- **EXERCISE DETAILS**:
Repeat the data that follows, word for word, without the images.

- **INFORMATION SHOWN**:
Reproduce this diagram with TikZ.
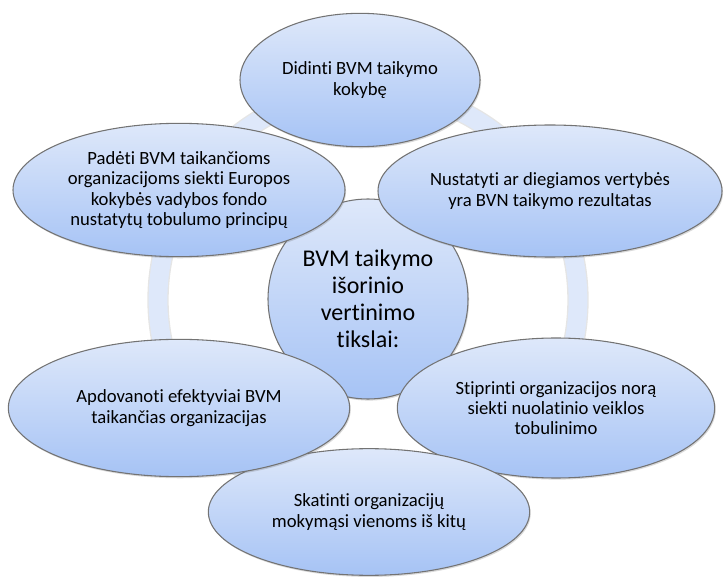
\documentclass[tikz,border=0pt]{standalone}
\usepackage{fontspec}
\setmainfont{Carlito}[Ligatures=NoCommon]
\usepackage{xcolor}
\usepackage{tikz}
\usetikzlibrary{shapes.geometric, shadows}

\definecolor{goaltop}{RGB}{222,232,250}
\definecolor{goalbot}{RGB}{166,195,245}
\definecolor{ringfill}{RGB}{222,232,250}

\begin{document}
\begin{tikzpicture}[
  x=0.75pt, y=-0.75pt,
  goal/.style={ellipse, draw=black!55, line width=0.8pt,
               top color=goaltop, bottom color=goalbot,
               inner sep=0pt, align=center,
               font=\fontsize{14}{15.2}\selectfont,
               drop shadow={shadow xshift=0.8pt, shadow yshift=-1.2pt,
                            opacity=0.25, fill=black!60}},
  hub/.style={goal, circle, minimum size=150pt,
              font=\fontsize{18}{20.25}\selectfont}
]
\useasboundingbox (0,0) rectangle (726,581);

% ring behind the goals
\draw[line width=16pt, black!10] (368,300) circle (157.5pt);
\draw[line width=14pt, ringfill] (368,300) circle (157.5pt);

\node[hub] (hub) at (368,299)
  {BVM taikymo\\išorinio\\vertinimo\\tikslai:};

\node[goal, minimum width=180pt, minimum height=100pt] (quality) at (360,80)
  {Didinti BVM taikymo\\kokybę};
\node[goal, minimum width=258pt, minimum height=99pt] (values) at (550,191)
  {Nustatyti ar diegiamos vertybės\\yra BVN taikymo rezultatas};
\node[goal, minimum width=238pt, minimum height=105pt] (improve) at (556,408)
  {Stiprinti organizacijos norą\\siekti nuolatinio veiklos\\tobulinimo};
\node[goal, minimum width=241pt, minimum height=95pt] (learn) at (369,512)
  {Skatinti organizacijų\\mokymąsi vienoms iš kitų};
\node[goal, minimum width=256pt, minimum height=103pt] (reward) at (179,408)
  {Apdovanoti efektyviai BVM\\taikančias organizacijas};
\node[goal, minimum width=249pt, minimum height=100pt] (efqm) at (179,190)
  {Padėti BVM taikančioms\\organizacijoms siekti Europos\\kokybės vadybos fondo\\nustatytų tobulumo principų};

\end{tikzpicture}
\end{document}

- **TASK RESULT**:
Reproduce this diagram with TikZ.
\documentclass[tikz,border=0pt]{standalone}
\usepackage{fontspec}
\setmainfont{Carlito}[Ligatures=NoCommon]
\usepackage{xcolor}
\usepackage{tikz}
\usetikzlibrary{shapes.geometric, shadows}

\definecolor{goaltop}{RGB}{222,232,250}
\definecolor{goalbot}{RGB}{166,195,245}
\definecolor{ringfill}{RGB}{222,232,250}

\begin{document}
\begin{tikzpicture}[
  x=0.75pt, y=-0.75pt,
  goal/.style={ellipse, draw=black!55, line width=0.8pt,
               top color=goaltop, bottom color=goalbot,
               inner sep=0pt, align=center,
               font=\fontsize{14}{15.2}\selectfont,
               drop shadow={shadow xshift=0.8pt, shadow yshift=-1.2pt,
                            opacity=0.25, fill=black!60}},
  hub/.style={goal, circle, minimum size=150pt,
              font=\fontsize{18}{20.25}\selectfont}
]
\useasboundingbox (0,0) rectangle (726,581);

% ring behind the goals
\draw[line width=16pt, black!10] (368,300) circle (157.5pt);
\draw[line width=14pt, ringfill] (368,300) circle (157.5pt);

\node[hub] (hub) at (368,299)
  {BVM taikymo\\išorinio\\vertinimo\\tikslai:};

\node[goal, minimum width=180pt, minimum height=100pt] (quality) at (360,80)
  {Didinti BVM taikymo\\kokybę};
\node[goal, minimum width=258pt, minimum height=99pt] (values) at (550,191)
  {Nustatyti ar diegiamos vertybės\\yra BVN taikymo rezultatas};
\node[goal, minimum width=238pt, minimum height=105pt] (improve) at (556,408)
  {Stiprinti organizacijos norą\\siekti nuolatinio veiklos\\tobulinimo};
\node[goal, minimum width=241pt, minimum height=95pt] (learn) at (369,512)
  {Skatinti organizacijų\\mokymąsi vienoms iš kitų};
\node[goal, minimum width=256pt, minimum height=103pt] (reward) at (179,408)
  {Apdovanoti efektyviai BVM\\taikančias organizacijas};
\node[goal, minimum width=249pt, minimum height=100pt] (efqm) at (179,190)
  {Padėti BVM taikančioms\\organizacijoms siekti Europos\\kokybės vadybos fondo\\nustatytų tobulumo principų};

\end{tikzpicture}
\end{document}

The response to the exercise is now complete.